▶ **DATA LINES**
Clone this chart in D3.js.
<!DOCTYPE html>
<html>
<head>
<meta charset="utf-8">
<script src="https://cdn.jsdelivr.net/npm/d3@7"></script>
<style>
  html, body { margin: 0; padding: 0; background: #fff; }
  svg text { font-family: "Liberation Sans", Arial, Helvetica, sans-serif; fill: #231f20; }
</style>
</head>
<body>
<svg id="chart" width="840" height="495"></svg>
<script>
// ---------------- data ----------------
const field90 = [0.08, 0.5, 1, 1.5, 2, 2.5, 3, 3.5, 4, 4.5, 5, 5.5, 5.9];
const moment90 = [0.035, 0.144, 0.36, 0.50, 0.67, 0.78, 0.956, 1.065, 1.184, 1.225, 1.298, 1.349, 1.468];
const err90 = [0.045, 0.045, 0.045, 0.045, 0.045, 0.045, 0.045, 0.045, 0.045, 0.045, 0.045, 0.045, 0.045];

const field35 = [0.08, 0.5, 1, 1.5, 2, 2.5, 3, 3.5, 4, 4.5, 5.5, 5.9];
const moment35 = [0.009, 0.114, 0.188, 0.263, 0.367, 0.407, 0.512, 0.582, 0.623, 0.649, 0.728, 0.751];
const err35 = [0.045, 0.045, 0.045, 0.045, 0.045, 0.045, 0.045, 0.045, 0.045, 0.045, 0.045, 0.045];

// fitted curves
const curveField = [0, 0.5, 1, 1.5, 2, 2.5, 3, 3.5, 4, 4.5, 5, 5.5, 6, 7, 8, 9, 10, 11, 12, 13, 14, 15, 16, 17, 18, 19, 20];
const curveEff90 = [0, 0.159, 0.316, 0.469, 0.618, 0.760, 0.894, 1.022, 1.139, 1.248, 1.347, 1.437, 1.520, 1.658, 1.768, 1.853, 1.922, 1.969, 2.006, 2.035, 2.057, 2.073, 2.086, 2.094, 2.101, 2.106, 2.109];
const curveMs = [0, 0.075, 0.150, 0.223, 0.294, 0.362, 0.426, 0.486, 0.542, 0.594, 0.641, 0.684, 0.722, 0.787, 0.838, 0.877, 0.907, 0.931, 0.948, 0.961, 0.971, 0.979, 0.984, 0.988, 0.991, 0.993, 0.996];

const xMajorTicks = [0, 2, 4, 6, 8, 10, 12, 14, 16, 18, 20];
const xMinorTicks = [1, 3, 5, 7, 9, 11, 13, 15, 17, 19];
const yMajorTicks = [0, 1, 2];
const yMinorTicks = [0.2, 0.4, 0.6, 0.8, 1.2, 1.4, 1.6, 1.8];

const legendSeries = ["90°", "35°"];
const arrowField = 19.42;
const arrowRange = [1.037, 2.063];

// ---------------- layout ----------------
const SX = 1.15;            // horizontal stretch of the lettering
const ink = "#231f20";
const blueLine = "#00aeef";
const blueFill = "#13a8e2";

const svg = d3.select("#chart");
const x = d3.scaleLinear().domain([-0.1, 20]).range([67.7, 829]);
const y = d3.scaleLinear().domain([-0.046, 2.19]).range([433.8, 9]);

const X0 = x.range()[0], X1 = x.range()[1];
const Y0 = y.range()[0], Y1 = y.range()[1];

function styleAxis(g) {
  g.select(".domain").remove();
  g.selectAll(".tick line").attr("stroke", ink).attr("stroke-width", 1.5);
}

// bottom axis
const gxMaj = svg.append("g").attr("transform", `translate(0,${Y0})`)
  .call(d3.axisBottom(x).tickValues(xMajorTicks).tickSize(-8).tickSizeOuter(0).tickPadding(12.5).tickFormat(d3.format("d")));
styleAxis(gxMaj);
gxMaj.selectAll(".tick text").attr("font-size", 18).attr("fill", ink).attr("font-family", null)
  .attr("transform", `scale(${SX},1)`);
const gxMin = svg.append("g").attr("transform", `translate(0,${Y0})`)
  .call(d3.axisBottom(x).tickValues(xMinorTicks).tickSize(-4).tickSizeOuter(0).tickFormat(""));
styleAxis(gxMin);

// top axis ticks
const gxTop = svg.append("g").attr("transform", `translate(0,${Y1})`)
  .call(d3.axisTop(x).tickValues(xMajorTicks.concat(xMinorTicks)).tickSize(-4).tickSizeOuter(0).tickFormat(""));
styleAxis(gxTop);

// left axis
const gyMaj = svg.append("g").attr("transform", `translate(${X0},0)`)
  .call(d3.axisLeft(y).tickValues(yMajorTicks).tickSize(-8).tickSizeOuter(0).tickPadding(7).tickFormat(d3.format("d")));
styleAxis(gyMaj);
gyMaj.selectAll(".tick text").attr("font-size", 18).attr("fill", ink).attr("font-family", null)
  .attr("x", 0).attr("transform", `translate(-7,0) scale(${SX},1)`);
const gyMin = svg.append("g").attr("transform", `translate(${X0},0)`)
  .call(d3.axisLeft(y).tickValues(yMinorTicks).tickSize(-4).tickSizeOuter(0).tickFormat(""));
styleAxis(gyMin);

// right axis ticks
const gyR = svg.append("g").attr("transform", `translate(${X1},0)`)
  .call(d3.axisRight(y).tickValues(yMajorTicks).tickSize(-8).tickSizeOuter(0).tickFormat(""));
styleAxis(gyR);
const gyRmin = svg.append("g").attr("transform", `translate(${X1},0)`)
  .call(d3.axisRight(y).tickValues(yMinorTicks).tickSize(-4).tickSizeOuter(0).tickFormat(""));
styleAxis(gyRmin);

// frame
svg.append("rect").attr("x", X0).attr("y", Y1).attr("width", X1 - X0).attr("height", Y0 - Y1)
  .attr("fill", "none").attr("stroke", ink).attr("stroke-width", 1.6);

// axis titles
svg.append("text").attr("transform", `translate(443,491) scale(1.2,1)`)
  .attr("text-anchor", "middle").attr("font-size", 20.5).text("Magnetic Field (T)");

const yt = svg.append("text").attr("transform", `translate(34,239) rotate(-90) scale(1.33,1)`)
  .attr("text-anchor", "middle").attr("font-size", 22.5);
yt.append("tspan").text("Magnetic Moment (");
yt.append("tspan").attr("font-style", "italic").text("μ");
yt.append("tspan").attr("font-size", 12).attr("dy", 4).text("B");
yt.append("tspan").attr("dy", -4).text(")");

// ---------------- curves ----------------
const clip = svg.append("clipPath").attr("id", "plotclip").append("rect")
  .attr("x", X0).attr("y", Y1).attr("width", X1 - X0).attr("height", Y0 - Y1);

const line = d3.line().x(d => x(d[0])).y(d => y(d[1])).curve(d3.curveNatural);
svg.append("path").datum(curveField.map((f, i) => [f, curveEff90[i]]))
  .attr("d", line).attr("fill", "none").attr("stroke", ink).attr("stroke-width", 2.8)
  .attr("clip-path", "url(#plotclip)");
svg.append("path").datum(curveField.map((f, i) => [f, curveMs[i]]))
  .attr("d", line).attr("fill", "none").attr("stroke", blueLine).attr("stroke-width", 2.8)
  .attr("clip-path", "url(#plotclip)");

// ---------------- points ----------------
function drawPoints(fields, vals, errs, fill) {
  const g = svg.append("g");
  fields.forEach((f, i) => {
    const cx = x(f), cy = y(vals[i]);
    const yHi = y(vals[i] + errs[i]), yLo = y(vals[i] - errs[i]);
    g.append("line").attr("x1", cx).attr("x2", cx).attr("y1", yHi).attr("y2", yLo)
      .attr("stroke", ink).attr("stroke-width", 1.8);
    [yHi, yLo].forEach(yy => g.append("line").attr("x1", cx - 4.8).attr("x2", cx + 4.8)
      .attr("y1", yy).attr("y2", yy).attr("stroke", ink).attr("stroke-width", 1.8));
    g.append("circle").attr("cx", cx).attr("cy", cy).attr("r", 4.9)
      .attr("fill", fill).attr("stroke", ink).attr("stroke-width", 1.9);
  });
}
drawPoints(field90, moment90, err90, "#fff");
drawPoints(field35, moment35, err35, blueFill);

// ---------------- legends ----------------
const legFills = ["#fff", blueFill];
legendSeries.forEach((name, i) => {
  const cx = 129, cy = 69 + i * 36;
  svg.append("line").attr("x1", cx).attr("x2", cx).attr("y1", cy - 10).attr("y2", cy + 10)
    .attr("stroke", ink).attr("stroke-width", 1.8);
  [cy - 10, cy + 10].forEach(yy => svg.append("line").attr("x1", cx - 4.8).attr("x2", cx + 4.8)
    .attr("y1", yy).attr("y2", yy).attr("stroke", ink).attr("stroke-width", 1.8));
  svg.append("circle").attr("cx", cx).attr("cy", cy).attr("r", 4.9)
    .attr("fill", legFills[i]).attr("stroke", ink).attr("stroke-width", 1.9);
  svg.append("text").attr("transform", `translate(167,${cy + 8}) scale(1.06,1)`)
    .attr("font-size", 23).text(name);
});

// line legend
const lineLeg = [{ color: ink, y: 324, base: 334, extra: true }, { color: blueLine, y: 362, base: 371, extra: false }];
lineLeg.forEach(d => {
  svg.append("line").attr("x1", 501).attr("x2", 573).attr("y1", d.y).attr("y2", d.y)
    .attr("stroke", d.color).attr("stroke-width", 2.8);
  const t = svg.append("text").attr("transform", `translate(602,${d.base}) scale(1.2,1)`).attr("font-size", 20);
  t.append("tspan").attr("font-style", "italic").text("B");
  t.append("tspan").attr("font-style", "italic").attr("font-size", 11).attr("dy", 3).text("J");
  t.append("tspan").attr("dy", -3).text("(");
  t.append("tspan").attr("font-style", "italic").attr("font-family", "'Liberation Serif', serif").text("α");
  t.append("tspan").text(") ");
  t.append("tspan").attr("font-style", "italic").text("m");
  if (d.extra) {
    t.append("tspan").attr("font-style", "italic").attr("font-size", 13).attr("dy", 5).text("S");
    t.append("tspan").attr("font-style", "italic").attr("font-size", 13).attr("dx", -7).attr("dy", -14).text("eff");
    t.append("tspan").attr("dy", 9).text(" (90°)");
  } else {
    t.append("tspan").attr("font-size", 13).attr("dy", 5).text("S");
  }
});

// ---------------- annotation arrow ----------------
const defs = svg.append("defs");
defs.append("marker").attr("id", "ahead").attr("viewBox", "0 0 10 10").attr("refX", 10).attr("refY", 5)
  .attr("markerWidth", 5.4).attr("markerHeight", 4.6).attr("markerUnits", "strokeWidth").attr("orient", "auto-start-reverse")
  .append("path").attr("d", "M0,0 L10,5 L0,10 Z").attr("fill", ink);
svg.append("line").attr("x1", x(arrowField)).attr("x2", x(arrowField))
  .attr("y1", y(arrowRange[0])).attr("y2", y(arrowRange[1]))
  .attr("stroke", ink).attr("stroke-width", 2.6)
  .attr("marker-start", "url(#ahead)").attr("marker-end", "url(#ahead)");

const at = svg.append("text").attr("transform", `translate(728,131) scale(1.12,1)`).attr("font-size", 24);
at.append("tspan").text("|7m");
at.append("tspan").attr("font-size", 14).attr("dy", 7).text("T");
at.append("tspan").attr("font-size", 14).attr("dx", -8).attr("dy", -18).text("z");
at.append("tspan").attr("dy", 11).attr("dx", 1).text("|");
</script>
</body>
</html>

▶ **DIRECTION**
Find how many lines in the material hold the word "chart" and state that number alone.

▶ **WRITTEN ANSWER**
3